## BEGIN Dataset

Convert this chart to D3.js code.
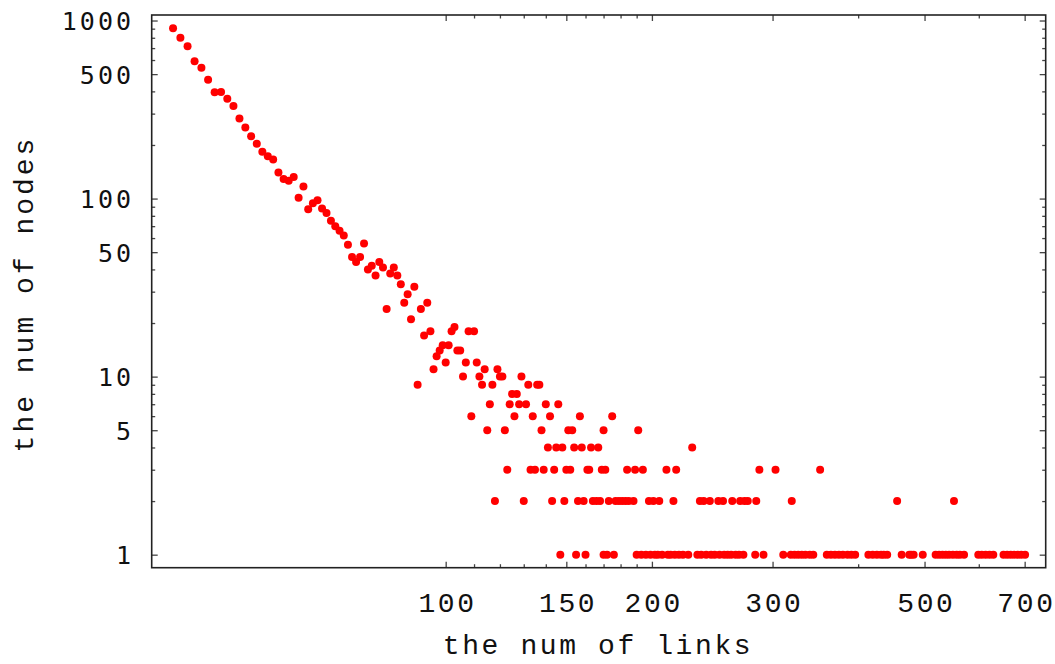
<!DOCTYPE html>
<html lang="en">

<head>
    <meta charset="UTF-8">
    <title>links vs nodes</title>
    <style>
        body { margin: 0; background: #fff; }
    </style>
</head>

<body>
    <script src="https://d3js.org/d3.v7.min.js"></script>
    <div id="chart"></div>
    <script>
        // one point per link count from 40 to 120
        const headLinks = [40, 41, 42, 43, 44, 45, 46, 47, 48, 49, 50, 51, 52, 53, 54, 55, 56, 57, 58, 59,
            60, 61, 62, 63, 64, 65, 66, 67, 68, 69, 70, 71, 72, 73, 74, 75, 76, 77, 78, 79,
            80, 81, 82, 83, 84, 85, 86, 87, 88, 89, 90, 91, 92, 93, 94, 95, 96, 97, 98, 99,
            100, 101, 102, 103, 104, 105, 106, 107, 108, 109, 110, 111, 112, 113, 114, 115, 116, 117, 118, 119, 120]
        const headNodes = [904, 800, 716, 590, 543, 465, 395, 397, 364, 331, 282, 251, 224, 203, 183, 173, 166, 140, 129, 126,
            132, 101, 117, 87, 94, 98, 88, 83, 75, 70, 66, 62, 55, 47, 44, 47, 56, 40, 42, 37,
            44, 41, 24, 38, 41, 37, 33, 26, 29, 21, 32, 9, 24, 17, 26, 18, 11, 13, 14, 15,
            12, 15, 18, 19, 14, 14, 10, 12, 18, 6, 18, 12, 10, 9, 11, 5, 7, 9, 2, 11, 10]

        // tail: link counts seen at each small node count
        const tailLevels = [1, 2, 3, 4, 5, 6, 7, 8, 9, 10]
        const tailLinks = [
            [147, 155, 160, 170, 172, 176, 190, 193, 196, 199, 202, 204, 207, 211, 213, 216, 219, 222, 226,
                233, 236, 240, 244, 247, 251, 255, 258, 261, 265, 268, 272, 283, 291, 311, 319, 323, 327, 331,
                335, 340, 344, 360, 365, 370, 375, 380, 386, 391, 396, 414, 420, 426, 432, 436, 441, 463, 475,
                478, 482, 497, 519, 525, 531, 537, 543, 550, 557, 563, 571, 599, 606, 614, 622, 630, 652, 660,
                668, 676, 684, 692, 701],
            [130, 143, 149, 156, 159, 164, 166, 168, 173, 177, 179, 181, 183, 185, 188, 198, 201, 205, 215,
                235, 238, 243, 250, 254, 262, 269, 273, 276, 284, 320, 456, 552],
            [123, 133, 135, 139, 144, 150, 152, 161, 162, 169, 171, 184, 189, 194, 210, 217, 287, 303, 352],
            [141, 145, 148, 154, 158, 163, 167, 229],
            [122, 138, 151, 153, 170, 191],
            [126, 134, 142, 157, 175],
            [124, 128, 131, 140, 146],
            [125, 127],
            [132, 136, 137],
            [121, 129]
        ]

        const xMajor = [100, 150, 200, 300, 500, 700]
        const xMinor = [110, 120, 130, 140, 160, 170, 180, 190, 400, 600]
        const yMajor = [1, 5, 10, 50, 100, 500, 1000]
        const yMinor = [2, 3, 4, 6, 7, 8, 9, 20, 30, 40, 60, 70, 80, 90, 200, 300, 400, 600, 700, 800, 900]

        const W = 1055, H = 664
        const L = 151.7, R = 1045.7, T = 15, B = 567.7

        const svg = d3.select("#chart")
            .append("svg")
            .attr("width", W)
            .attr("height", H)

        svg.append("rect").attr("width", W).attr("height", H).attr("fill", "#fff")

        const x = d3.scaleLog()
            .domain([37.23, 751.3])
            .range([L, R])

        const y = d3.scaleLog()
            .domain([0.845, 1074])
            .range([B, T])

        const points = []
        headLinks.forEach((d, i) => points.push({ links: d, nodes: headNodes[i] }))
        tailLevels.forEach((lv, i) => tailLinks[i].forEach(d => points.push({ links: d, nodes: lv })))

        // ticks on all four sides, pointing inward
        const tickColor = "#444"
        const addAxis = (axis, tx, ty, cls) => {
            const g = svg.append("g")
                .attr("class", cls)
                .attr("transform", `translate(${tx}, ${ty})`)
                .call(axis)
            g.select(".domain").remove()
            g.selectAll("line").attr("stroke", tickColor).attr("stroke-width", 1.3)
            return g
        }

        const xb = addAxis(d3.axisBottom(x).tickValues(xMajor).tickSize(-6).tickFormat(d3.format("d")), 0, B, "x axis")
        addAxis(d3.axisBottom(x).tickValues(xMinor).tickSize(-3.5).tickFormat(""), 0, B, "x minor")
        addAxis(d3.axisTop(x).tickValues(xMajor).tickSize(-6).tickFormat(""), 0, T, "x top")
        addAxis(d3.axisTop(x).tickValues(xMinor).tickSize(-3.5).tickFormat(""), 0, T, "x top minor")

        const yl = addAxis(d3.axisLeft(y).tickValues(yMajor).tickSize(-6).tickFormat(d3.format("d")), L, 0, "y axis")
        addAxis(d3.axisLeft(y).tickValues(yMinor).tickSize(-3.5).tickFormat(""), L, 0, "y minor")
        addAxis(d3.axisRight(y).tickValues(yMajor).tickSize(-6).tickFormat(""), R, 0, "y right")
        addAxis(d3.axisRight(y).tickValues(yMinor).tickSize(-3.5).tickFormat(""), R, 0, "y right minor")

        xb.selectAll("text")
            .attr("y", 44)
            .attr("dy", 0)
            .attr("dx", 1.3)
            .attr("fill", "#111")
            .style("font-family", "'Liberation Mono', monospace")
            .style("font-size", "28px")
            .style("letter-spacing", "2.6px")

        yl.selectAll("text")
            .attr("x", -L + 134)
            .attr("dy", "0.36em")
            .attr("fill", "#111")
            .style("font-family", "'DejaVu Sans Mono', monospace")
            .style("font-size", "25px")
            .style("letter-spacing", "3px")

        // frame
        svg.append("rect")
            .attr("x", L)
            .attr("y", T)
            .attr("width", R - L)
            .attr("height", B - T)
            .attr("fill", "none")
            .attr("stroke", "#222")
            .attr("stroke-width", 1.6)

        svg.append("g")
            .selectAll("circle")
            .data(points)
            .join("circle")
            .attr("cx", d => x(d.links))
            .attr("cy", d => y(d.nodes))
            .attr("r", 4)
            .attr("fill", "#ff0000")

        svg.append("text")
            .attr("x", 598)
            .attr("y", 654)
            .attr("text-anchor", "middle")
            .attr("fill", "#111")
            .style("font-family", "'Liberation Mono', monospace")
            .style("font-size", "28px")
            .style("letter-spacing", "2.6px")
            .text("the num of links")

        svg.append("text")
            .attr("transform", "translate(33, 294) rotate(-90)")
            .attr("text-anchor", "middle")
            .attr("fill", "#111")
            .style("font-family", "'Liberation Mono', monospace")
            .style("font-size", "28px")
            .style("letter-spacing", "3px")
            .text("the num of nodes")
    </script>
</body>

</html>
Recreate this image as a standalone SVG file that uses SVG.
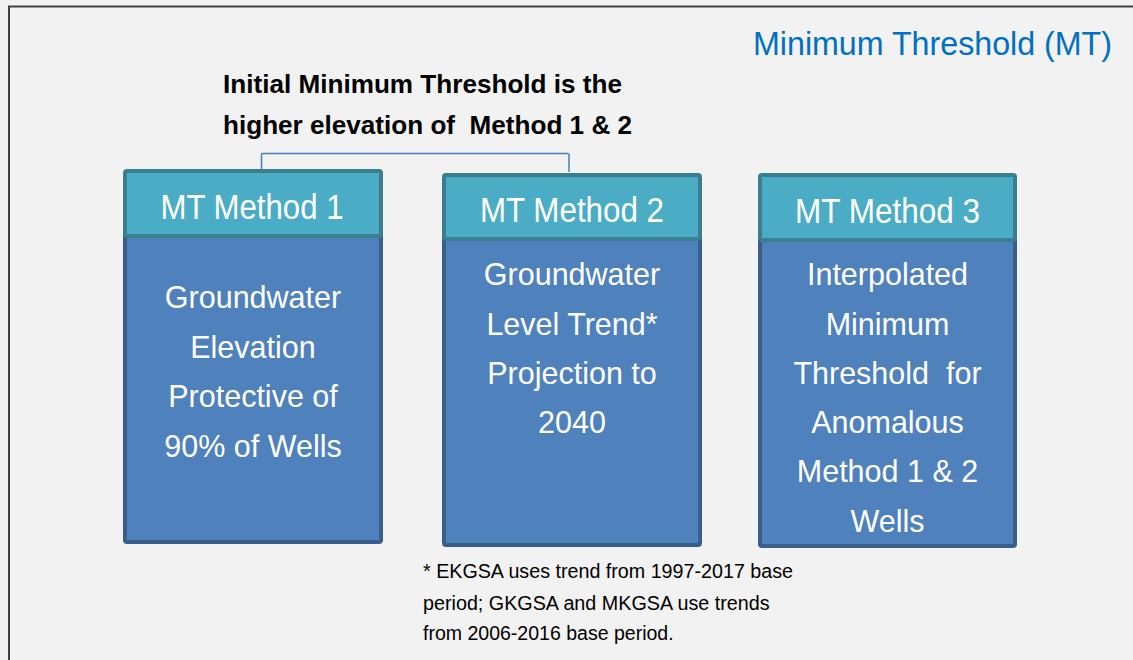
<svg xmlns="http://www.w3.org/2000/svg" width="1133" height="660" viewBox="0 0 1133 660">
<style>
.narrow{font-family:"Liberation Sans Narrow","Liberation Sans",Arial,sans-serif}
.reg{font-family:"Liberation Sans",Arial,sans-serif}
.hdr{fill:#4BACC6;stroke:#3A7F8F;stroke-width:4}
.body{fill:#4F81BD;stroke:#3A5E8C;stroke-width:4}
.htxt{fill:#FFFFFF;font-size:35px;text-anchor:middle}
.btxt{fill:#FFFFFF;font-size:30.5px;text-anchor:middle}
.conn{fill:none;stroke:#4A7EBB;stroke-width:1.5}
</style>
<rect x="0" y="0" width="1133" height="660" fill="#F2F2F2"/>
<path d="M9,660 V6.5 H1133" fill="none" stroke="#404040" stroke-width="2"/>
<g id="title">
<text class="narrow" x="753" y="55" font-size="34" fill="#0070C0" textLength="359" lengthAdjust="spacingAndGlyphs">Minimum Threshold (MT)</text>
</g>
<g id="heading" class="narrow" font-size="26.5" font-weight="bold" fill="#000000">
<text x="223" y="92.7" textLength="399" lengthAdjust="spacingAndGlyphs">Initial Minimum Threshold is the</text>
<text x="223" y="134" textLength="409" lengthAdjust="spacingAndGlyphs" xml:space="preserve">higher elevation of  Method 1 &amp; 2</text>
</g>
<g id="connectors">
<path class="conn" d="M261.5,171 V155 Q261.5,153.5 263,153.5 H567.5 Q569,153.5 569,155 V172"/>
</g>
<g id="method1">
<rect class="body" x="125" y="234" width="256" height="308" rx="2"/>
<rect class="hdr" x="125" y="171" width="256" height="65" rx="2"/>
<text class="narrow htxt" x="252" y="219" textLength="183" lengthAdjust="spacingAndGlyphs">MT Method 1</text>
<text class="reg btxt" x="253" y="308">Groundwater</text>
<text class="reg btxt" x="253" y="357.5">Elevation</text>
<text class="reg btxt" x="253" y="407">Protective of</text>
<text class="reg btxt" x="253" y="456.5">90% of Wells</text>
</g>
<g id="method2">
<rect class="body" x="444" y="237" width="256" height="308" rx="2"/>
<rect class="hdr" x="444" y="175" width="256" height="64" rx="2"/>
<text class="narrow htxt" x="572" y="222" textLength="184" lengthAdjust="spacingAndGlyphs">MT Method 2</text>
<text class="reg btxt" x="572" y="285">Groundwater</text>
<text class="reg btxt" x="572" y="335">Level Trend*</text>
<text class="reg btxt" x="572" y="384">Projection to</text>
<text class="reg btxt" x="572" y="433">2040</text>
</g>
<g id="method3">
<rect class="body" x="760" y="238" width="255" height="308" rx="2"/>
<rect class="hdr" x="760" y="175" width="255" height="65" rx="2"/>
<text class="narrow htxt" x="887.5" y="222.5" textLength="185" lengthAdjust="spacingAndGlyphs">MT Method 3</text>
<text class="reg btxt" x="887.5" y="285">Interpolated</text>
<text class="reg btxt" x="887.5" y="335">Minimum</text>
<text class="reg btxt" x="887.5" y="384" xml:space="preserve">Threshold  for</text>
<text class="reg btxt" x="887.5" y="433">Anomalous</text>
<text class="reg btxt" x="887.5" y="482">Method 1 &amp; 2</text>
<text class="reg btxt" x="887.5" y="531.5">Wells</text>
</g>
<g id="footnote" class="reg" font-size="20" fill="#000000">
<text x="423" y="578.3" textLength="370" lengthAdjust="spacingAndGlyphs">* EKGSA uses trend from 1997-2017 base</text>
<text x="423" y="610" textLength="346.6" lengthAdjust="spacingAndGlyphs">period; GKGSA and MKGSA use trends</text>
<text x="423" y="640" textLength="250.6" lengthAdjust="spacingAndGlyphs">from 2006-2016 base period.</text>
</g>
</svg>
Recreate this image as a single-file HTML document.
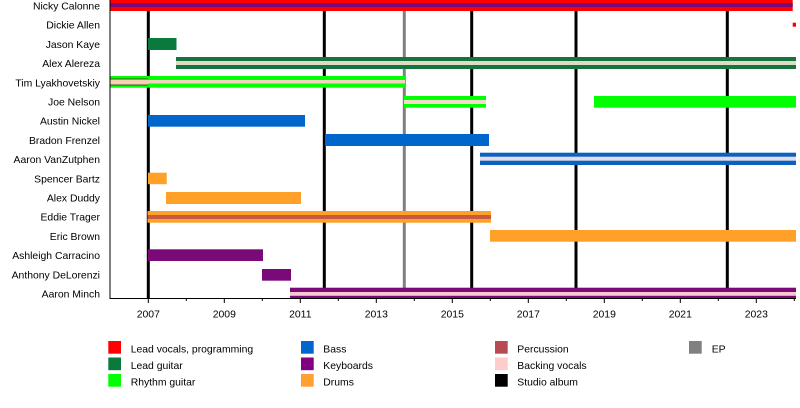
<!DOCTYPE html>
<html><head><meta charset="utf-8"><style>
html,body{margin:0;padding:0;background:#fff;}
svg{display:block;}
text{font-family:"Liberation Sans",Arial,sans-serif;font-size:10.4px;fill:#000;}
</style></head><body>
<svg width="800" height="408" viewBox="0 0 800 408" xmlns="http://www.w3.org/2000/svg">
<rect x="0" y="0" width="800" height="408" fill="#fff"/>
<!-- album lines -->
<rect x="146.8" y="0" width="3" height="299" fill="#000"/>
<rect x="322.8" y="0" width="3" height="299" fill="#000"/>
<rect x="402.8" y="0" width="3" height="299" fill="#808080"/>
<rect x="470.2" y="0" width="3" height="299" fill="#000"/>
<rect x="574.5" y="0" width="3" height="299" fill="#000"/>
<rect x="725.8" y="0" width="3" height="299" fill="#000"/>

<!-- Nicky Calonne -->
<rect x="110" y="-1" width="682.7" height="12" fill="#ff0000"/>
<rect x="110" y="3" width="682.7" height="4" fill="#7a0a78"/>
<!-- Dickie Allen -->
<rect x="792.7" y="22.7" width="3.3" height="4" fill="#ff0000"/>
<!-- Jason Kaye -->
<rect x="148" y="38" width="28.5" height="12" fill="#0a7a3c"/>
<!-- Alex Alereza -->
<rect x="176" y="57" width="620" height="12" fill="#137440"/>
<rect x="176" y="61" width="620" height="4" fill="#e0dcc4"/>
<!-- Tim Lyakhovetskiy -->
<rect x="110" y="76" width="38" height="11.7" fill="#00ff00"/>
<rect x="110" y="78.5" width="38" height="7" fill="#3a5a20"/>
<rect x="110" y="79.5" width="38" height="5" fill="#f8d0b8"/>
<rect x="148" y="76" width="257" height="11.7" fill="#00ff00"/>
<rect x="148" y="80" width="257" height="3.5" fill="#f4d4c0"/>
<!-- Joe Nelson -->
<rect x="404" y="96" width="82" height="11.7" fill="#00ff00"/>
<rect x="404" y="100" width="82" height="4" fill="#f0dcc8"/>
<rect x="594" y="96" width="202" height="11.7" fill="#00ff00"/>
<!-- Austin Nickel -->
<rect x="148" y="115" width="157" height="11.7" fill="#0066cc"/>
<!-- Bradon Frenzel -->
<rect x="325" y="134" width="164" height="12" fill="#0066cc"/>
<!-- Aaron VanZutphen -->
<rect x="480" y="152.7" width="316" height="12.3" fill="#0a62c0"/>
<rect x="480" y="156.7" width="316" height="4" fill="#e4dce8"/>
<!-- Spencer Bartz -->
<rect x="148" y="172.7" width="18.7" height="11.5" fill="#ffa028"/>
<!-- Alex Duddy -->
<rect x="166" y="192" width="135" height="12" fill="#ffa028"/>
<!-- Eddie Trager -->
<rect x="147.5" y="211" width="343.5" height="11.7" fill="#ffa028"/>
<rect x="147.5" y="215" width="343.5" height="4" fill="#c45a40"/>
<!-- Eric Brown -->
<rect x="490" y="230" width="306" height="11.7" fill="#ffa028"/>
<!-- Ashleigh Carracino -->
<rect x="148" y="249.3" width="115" height="11.7" fill="#7a0a78"/>
<!-- Anthony DeLorenzi -->
<rect x="262" y="269" width="29" height="11.7" fill="#7a0a78"/>
<!-- Aaron Minch -->
<rect x="290" y="287.7" width="506" height="11.3" fill="#7a0a78"/>
<rect x="290" y="292" width="506" height="3.8" fill="#f8c8d0"/>

<!-- axes -->
<rect x="109.5" y="0" width="1" height="299" fill="#000"/>
<rect x="109.5" y="298" width="686.5" height="1" fill="#000"/>
<g fill="#000">
<rect x="147.8" y="299" width="1" height="4"/>
<rect x="185.8" y="299" width="1" height="2"/>
<rect x="223.8" y="299" width="1" height="4"/>
<rect x="261.8" y="299" width="1" height="2"/>
<rect x="299.8" y="299" width="1" height="4"/>
<rect x="337.8" y="299" width="1" height="2"/>
<rect x="375.8" y="299" width="1" height="4"/>
<rect x="413.8" y="299" width="1" height="2"/>
<rect x="451.8" y="299" width="1" height="4"/>
<rect x="489.8" y="299" width="1" height="2"/>
<rect x="527.8" y="299" width="1" height="4"/>
<rect x="565.8" y="299" width="1" height="2"/>
<rect x="603.8" y="299" width="1" height="4"/>
<rect x="641.8" y="299" width="1" height="2"/>
<rect x="679.8" y="299" width="1" height="4"/>
<rect x="717.8" y="299" width="1" height="2"/>
<rect x="755.8" y="299" width="1" height="4"/>
<rect x="793.8" y="299" width="1" height="2"/>
</g>
<g text-anchor="middle">
<text x="148.3" y="317.5">2007</text>
<text x="224.3" y="317.5">2009</text>
<text x="300.3" y="317.5">2011</text>
<text x="376.3" y="317.5">2013</text>
<text x="452.3" y="317.5">2015</text>
<text x="528.3" y="317.5">2017</text>
<text x="604.3" y="317.5">2019</text>
<text x="680.3" y="317.5">2021</text>
<text x="756.3" y="317.5">2023</text>
</g>

<!-- names -->
<g text-anchor="end">
<text x="100" y="9.5">Nicky Calonne</text>
<text x="100" y="28.7">Dickie Allen</text>
<text x="100" y="47.9">Jason Kaye</text>
<text x="100" y="67.1">Alex Alereza</text>
<text x="100" y="86.3">Tim Lyakhovetskiy</text>
<text x="100" y="105.5">Joe Nelson</text>
<text x="100" y="124.7">Austin Nickel</text>
<text x="100" y="143.9">Bradon Frenzel</text>
<text x="100" y="163.1">Aaron VanZutphen</text>
<text x="100" y="182.3">Spencer Bartz</text>
<text x="100" y="201.5">Alex Duddy</text>
<text x="100" y="220.7">Eddie Trager</text>
<text x="100" y="239.9">Eric Brown</text>
<text x="100" y="259.1">Ashleigh Carracino</text>
<text x="100" y="278.3">Anthony DeLorenzi</text>
<text x="100" y="297.5">Aaron Minch</text>
</g>

<!-- legend -->
<rect x="108.3" y="341" width="12.7" height="12.7" fill="#ff0000"/>
<rect x="108.3" y="357.5" width="12.7" height="12.7" fill="#0a7a3c"/>
<rect x="108.3" y="374" width="12.7" height="12.7" fill="#00ff00"/>
<text x="130.7" y="352.5">Lead vocals, programming</text>
<text x="130.7" y="369">Lead guitar</text>
<text x="130.7" y="385.5">Rhythm guitar</text>

<rect x="301" y="341" width="12.7" height="12.7" fill="#0066cc"/>
<rect x="301" y="357.5" width="12.7" height="12.7" fill="#800080"/>
<rect x="301" y="374" width="12.7" height="12.7" fill="#ffa030"/>
<text x="323.3" y="352.5">Bass</text>
<text x="323.3" y="369">Keyboards</text>
<text x="323.3" y="385.5">Drums</text>

<rect x="495" y="341" width="12.7" height="12.7" fill="#b84a54"/>
<rect x="495" y="357.5" width="12.7" height="12.7" fill="#ffcccc"/>
<rect x="495" y="374" width="12.7" height="12.7" fill="#000000"/>
<text x="517.3" y="352.5">Percussion</text>
<text x="517.3" y="369">Backing vocals</text>
<text x="517.3" y="385.5">Studio album</text>

<rect x="689" y="341" width="12.7" height="12.7" fill="#808080"/>
<text x="711.7" y="352.5">EP</text>
</svg>
</body></html>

## END Dataset

> _Task requirements_
Leave out any pictures and return exactly the lines from the beginning of the data through the line with "9, 2, 11, 10]", inclusive.

> _Written solution_
Convert this chart to D3.js code.
<!DOCTYPE html>
<html lang="en">

<head>
    <meta charset="UTF-8">
    <title>links vs nodes</title>
    <style>
        body { margin: 0; background: #fff; }
    </style>
</head>

<body>
    <script src="https://d3js.org/d3.v7.min.js"></script>
    <div id="chart"></div>
    <script>
        // one point per link count from 40 to 120
        const headLinks = [40, 41, 42, 43, 44, 45, 46, 47, 48, 49, 50, 51, 52, 53, 54, 55, 56, 57, 58, 59,
            60, 61, 62, 63, 64, 65, 66, 67, 68, 69, 70, 71, 72, 73, 74, 75, 76, 77, 78, 79,
            80, 81, 82, 83, 84, 85, 86, 87, 88, 89, 90, 91, 92, 93, 94, 95, 96, 97, 98, 99,
            100, 101, 102, 103, 104, 105, 106, 107, 108, 109, 110, 111, 112, 113, 114, 115, 116, 117, 118, 119, 120]
        const headNodes = [904, 800, 716, 590, 543, 465, 395, 397, 364, 331, 282, 251, 224, 203, 183, 173, 166, 140, 129, 126,
            132, 101, 117, 87, 94, 98, 88, 83, 75, 70, 66, 62, 55, 47, 44, 47, 56, 40, 42, 37,
            44, 41, 24, 38, 41, 37, 33, 26, 29, 21, 32, 9, 24, 17, 26, 18, 11, 13, 14, 15,
            12, 15, 18, 19, 14, 14, 10, 12, 18, 6, 18, 12, 10, 9, 11, 5, 7, 9, 2, 11, 10]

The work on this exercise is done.